Un tel comportement est d’autant plus
regrettable que le concert, lui, méritait bien d’être écouté avec attention,
malgré deux défauts majeurs. Le premier est une conséquence du funeste culte
des stars : un programme qui aurait demandé une salle intime s’en trouve
programmé dans les trop grands espaces du Grosses Festspielhaus, dont
l’acoustique précise et riche ne rattrape pas tout à fait l’immensité. Le
second est dû au chanteur lui-même : quelle idée de proposer en première
partie douze Lieder de douze compositeurs différents ? C’est là encore
l’inverse de l’essence du Lied : la poésie a besoin de temps pour se
déployer, pas de changements brusques. L’ensemble est extrait de son récital
Selige Stunde, mais ce n’est pas une excuse.
Mais les réserves
théoriques tombent vite face à l’intégrité stylistique et aux moyens vocaux
inentamés du chanteur. Certes, Jonas Kaufmann a des pairs dans le Lied,
seule l’absurdité du star system lui donne un public que d’autres tout aussi
méritants n’ont pas ; Mark Padmore ou Ian Bostridge, par exemple, apportent
des couleurs plus sombres que Kaufmann n’a pas. Le sens du mot est toujours
là ; la capacité à alléger la voix, sans jamais céder sur la projection, est
impressionnante pour un musicien qui chante désormais Otello ou Tristan :
ces Lieder, souvent très connus, parfois plus rares, ont beau être
hétérogènes, le chanteur réussit à leur donner à chaque fois leur atmosphère
propre.
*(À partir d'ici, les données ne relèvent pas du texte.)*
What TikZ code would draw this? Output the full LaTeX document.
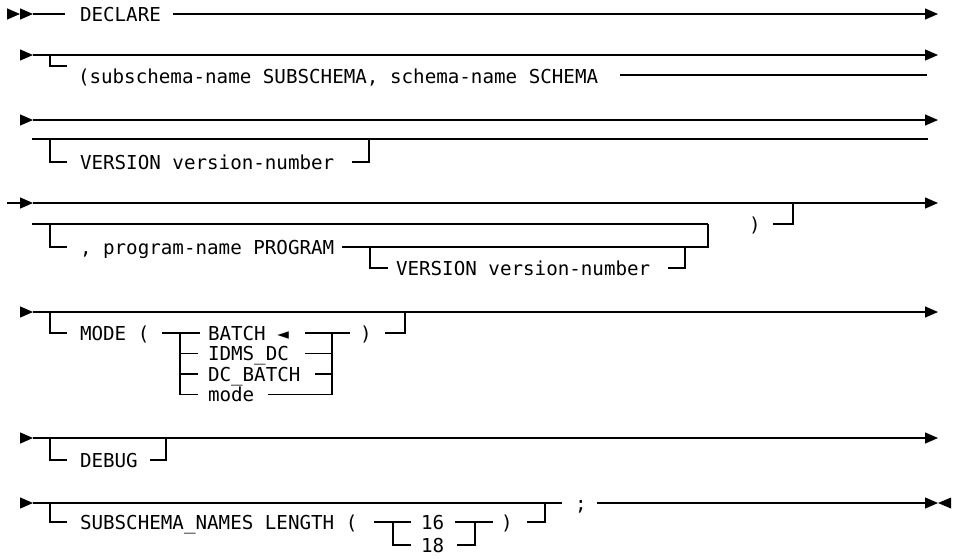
\documentclass[tikz,border=0pt]{standalone}
\usepackage{fontspec}
\setmonofont{DejaVu Sans Mono}
\usetikzlibrary{arrows.meta}
\begin{document}
\begin{tikzpicture}[x=1pt,y=-1pt,
  rail/.style={line width=1.2pt},
  railarrow/.style={rail,-{Triangle[length=13pt,width=11pt]}},
  lbl/.style={anchor=base west,inner sep=0pt,outer sep=0pt,font=\ttfamily\fontsize{19.2}{23}\selectfont}]
\useasboundingbox (0,0) rectangle (956,558);

% Row 1
\draw[railarrow] (7,14) -- (20,14);
\draw[railarrow] (20,14) -- (33,14);
\draw[rail] (33,14) -- (65,14);
\node[lbl] (declare) at (80,21) {DECLARE};
\draw[railarrow] (173,14) -- (938,14);

% Row 2
\draw[railarrow] (20,55) -- (33,55);
\draw[railarrow] (33,55) -- (938,55);
\draw[rail] (50,55) |- (67,66);
\node[lbl] (subschema) at (78,83) {(subschema-name SUBSCHEMA, schema-name SCHEMA};
\draw[rail] (620,75) -- (927,75);

% Row 3
\draw[railarrow] (20,120) -- (33,120);
\draw[railarrow] (33,120) -- (938,120);
\draw[rail] (32,139) -- (928,139);
\draw[rail] (50,139) |- (67,162);
\node[lbl] (ver1) at (80,169) {VERSION version-number};
\draw[rail] (352,162) -| (369,139);

% Row 4
\draw[railarrow] (7,203) -- (33,203);
\draw[railarrow] (33,203) -- (938,203);
\draw[rail] (32,224) -- (708,224);
\draw[rail] (50,224) |- (67,247);
\node[lbl] (prog) at (80,254) {, program-name PROGRAM};
\draw[rail] (342,247) -| (708,224);
\draw[rail] (370,247) |- (388,268);
\node[lbl] (ver2) at (396,275) {VERSION version-number};
\draw[rail] (668,268) -| (685,247);
\node[lbl] (rp1) at (749,231) {)};
\draw[rail] (773,224) -| (793,203);

% Row 5
\draw[railarrow] (20,312) -- (33,312);
\draw[railarrow] (33,312) -- (938,312);
\draw[rail] (50,312) |- (67,333);
\node[lbl] (mode) at (80,340) {MODE (};
\draw[rail] (162,333) -- (200,333);
\draw[rail] (180,333) |- (198,394.5);
\draw[rail] (180,353.5) -- (198,353.5);
\draw[rail] (180,374) -- (198,374);
\node[lbl] (batch) at (208,340) {BATCH ◄};
\node[lbl] (idms) at (208,360.5) {IDMS\_DC};
\node[lbl] (dcb) at (208,381) {DC\_BATCH};
\node[lbl] (mv) at (208,401.5) {mode};
\draw[rail] (305,333) -- (350,333);
\draw[rail] (305,353.5) -- (332,353.5);
\draw[rail] (315,374) -- (332,374);
\draw[rail] (268,394.5) -| (332,333);
\node[lbl] (rp2) at (360,340) {)};
\draw[rail] (385,333) -| (405,312);

% Row 6
\draw[railarrow] (20,438) -- (33,438);
\draw[railarrow] (33,438) -- (938,438);
\draw[rail] (50,438) |- (67,460);
\node[lbl] (debug) at (80,467) {DEBUG};
\draw[rail] (150,460) -| (166,438);

% Row 7
\draw[railarrow] (20,503) -- (33,503);
\draw[rail] (33,503) -- (562,503);
\node[lbl] (semi) at (575,510) {;};
\draw[railarrow] (597,503) -- (938,503);
\fill (951,497.5) -- (938,503) -- (951,508.5) -- cycle;
\draw[rail] (50,503) |- (67,522);
\node[lbl] (ssn) at (80,529) {SUBSCHEMA\_NAMES LENGTH (};
\draw[rail] (374,522) -- (411,522);
\draw[rail] (393,522) |- (411,545);
\node[lbl] (n16) at (421,529) {16};
\node[lbl] (n18) at (421,552) {18};
\draw[rail] (455,522) -- (493,522);
\draw[rail] (457,545) -| (475,522);
\node[lbl] (rp3) at (501,529) {)};
\draw[rail] (527,522) -| (545,503);
\end{tikzpicture}
\end{document}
Le Lied de Dvořák Als die alte Mutter est un des sommets émotionnels
de cette partie, mais c’est avec Mahler, Ich bin der Welt, qu’il la conclut,
dans une interprétation très retenue d’une grande précision musicale.
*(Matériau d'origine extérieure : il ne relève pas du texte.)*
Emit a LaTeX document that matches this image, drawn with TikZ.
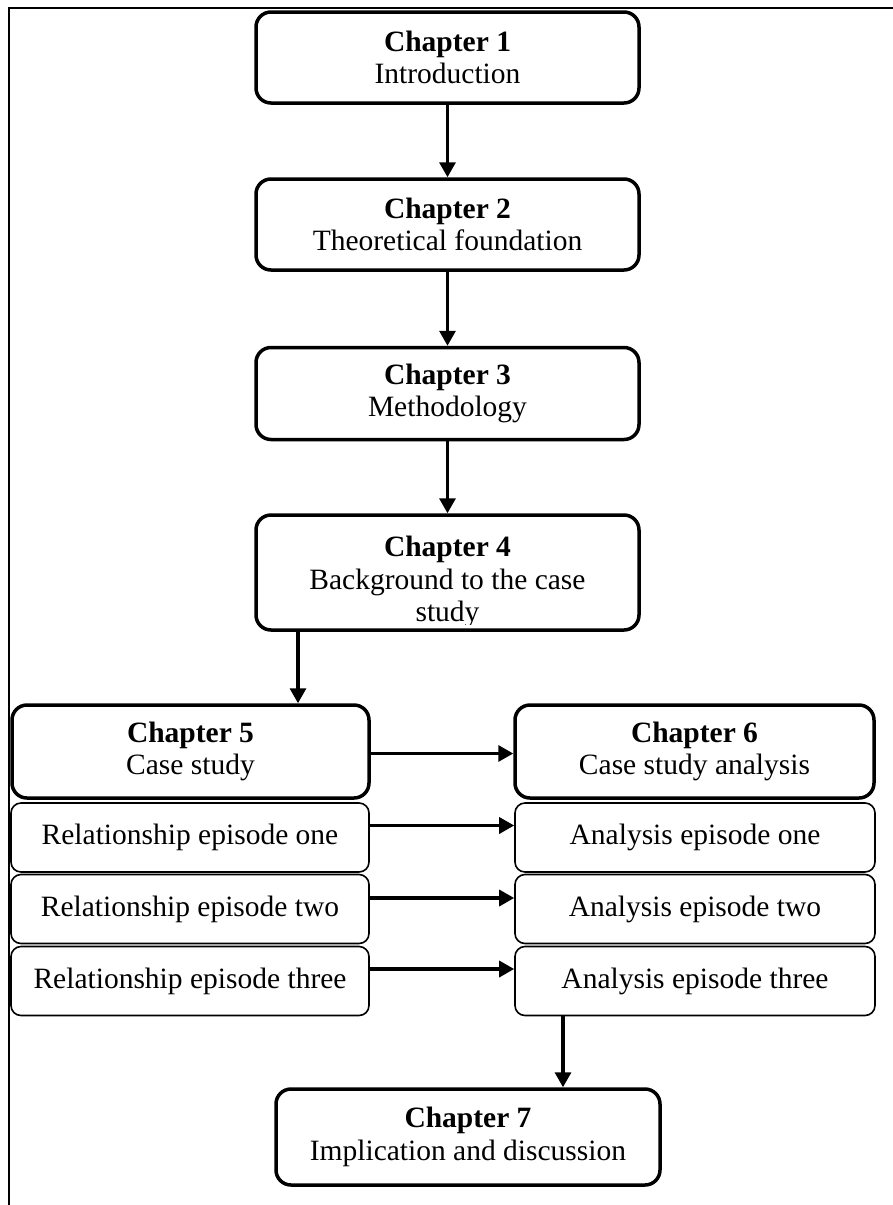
\documentclass[tikz,border=0pt]{standalone}
\usepackage{fontspec}
\setmainfont{Liberation Serif}
\usetikzlibrary{arrows.meta}
\tikzset{
  chbox/.style={draw, line width=3.5pt, rounded corners=15pt, align=center,
    inner sep=0pt, minimum width=383pt, minimum height=92pt,
    font=\fontsize{29.5}{32.5}\selectfont},
  epbox/.style={draw, line width=1.6pt, rounded corners=10pt, align=center,
    inner sep=0pt, minimum width=358pt, minimum height=69pt,
    font=\fontsize{29.5}{32.5}\selectfont},
  arr/.style={line width=3.3pt, -{Triangle[length=15pt,width=16pt]}},
  frameline/.style={line width=1.3pt}
}
\begin{document}
\begin{tikzpicture}[x=1pt, y=-1pt]
\useasboundingbox (0,0) rectangle (893,1205);

% page frame (left and top rules)
\coordinate (fb) at (9,1205);
\coordinate (fc) at (9,8);
\coordinate (fr) at (893,8);
\draw[frameline] (fb) -- (fc) -- (fr);

% main chain of chapters
\node[chbox, minimum height=91pt] (c1) at (447.5,57.5) {\textbf{Chapter 1}\\Introduction};
\node[chbox, minimum height=91pt] (c2) at (447.5,224.5) {\textbf{Chapter 2}\\Theoretical foundation};
\node[chbox] (c3) at (447.5,393.5) {\textbf{Chapter 3}\\Methodology};
\node[chbox, minimum height=115pt] (c4) at (447.5,572.5) {};
\begin{scope}
  \clip (254,513) rectangle (641,624);
  \node[anchor=base, align=center, inner sep=0pt,
        font=\fontsize{29.5}{32.5}\selectfont] (c4t) at (447.5,621.5)
        {\textbf{Chapter 4}\\Background to the case\\study};
\end{scope}

% case study column
\node[chbox, minimum width=357pt, minimum height=93pt] (c5) at (190.5,751.5) {\textbf{Chapter 5}\\Case study};
\node[epbox] (r1) at (190,837.5) {Relationship episode one};
\node[epbox] (r2) at (190,909) {Relationship episode two};
\node[epbox] (r3) at (190,981) {Relationship episode three};

% analysis column
\node[chbox, minimum width=359pt, minimum height=93pt] (c6) at (694.5,751.5) {\textbf{Chapter 6}\\Case study analysis};
\node[epbox, minimum width=360pt] (a1) at (695,837.5) {Analysis episode one};
\node[epbox, minimum width=360pt] (a2) at (695,909) {Analysis episode two};
\node[epbox, minimum width=360pt] (a3) at (695,981) {Analysis episode three};

% closing chapter
\node[chbox, minimum width=384pt, minimum height=96pt] (c7) at (468,1137) {\textbf{Chapter 7}\\Implication and discussion};

% connectors
\draw[arr] (c1) -- (c2);
\draw[arr] (c2) -- (c3);
\draw[arr] (c3) -- (c4);
\coordinate (x45) at (298,0);
\draw[arr] (c4.south -| x45) -- (c5.north -| x45);
\draw[arr] ([yshift=-2pt]c5.east) -- ([yshift=-2pt]c6.west);
\draw[arr] ([yshift=12pt]r1.east) -- ([yshift=12pt]a1.west);
\draw[arr] ([yshift=11pt]r2.east) -- ([yshift=11pt]a2.west);
\draw[arr] ([yshift=12pt]r3.east) -- ([yshift=12pt]a3.west);
\coordinate (x37) at (563,0);
\draw[arr] (a3.south -| x37) -- (c7.north -| x37);
\end{tikzpicture}
\end{document}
La deuxième partie du concert est elle aussi extraite d’un disque, mais
elle est beaucoup plus cohérente : les Lieder de Liszt, rares au concert
comme au disque, méritent bien d’être ainsi défendus. À l’exception des
anecdotiques Cloches de Marling, tous sont des merveilles, qui obligent
Kaufmann à sortir de l’atmosphère éthérée, d’amours romantiques en paysages
bucoliques, qui parcourt la première partie. Passons sur un accent vériste
trop appuyé à un moment de O lieb, so lang du lieben kannst, sur une
tendance un peu trop systématique à monter en voix de tête déjà présente
avant l’entracte. L’investissement du musicien, la densité poétique de sa
diction, la compréhension intime des enjeux de chaque œuvre sont à la
hauteur de l’inspiration de Liszt. La bile de Vergiftet sind meine Lieder
est tout aussi convaincante que la fantaisie bizarre des Drei Zigeuner de
Lenau ; des deux versions composées par Liszt du poème de Goethe Freudvoll
und leidvoll (plus connu par le Lied de Beethoven dans sa musique de scène
pour Egmont), la première est la plus passionnante, refusant le pathos,
semblant découvrir les mots au fur et à mesure et pesant les résonances
émotionnelles de chacun d’eux : tout star qu’il est, Kaufmann approfondit
cette introspection avec une bouleversante simplicité.
La longue
séance de bis, avec un public prêt à partir après chacun d’entre eux, nous
ramène dans le quotidien banal du star system, mais peu importe : avec la
complicité de Helmut Deutsch, conseiller précieux et accompagnateur toujours
un peu trop discret, Jonas Kaufmann montre que l’intégrité artistique
résiste même en conditions difficiles.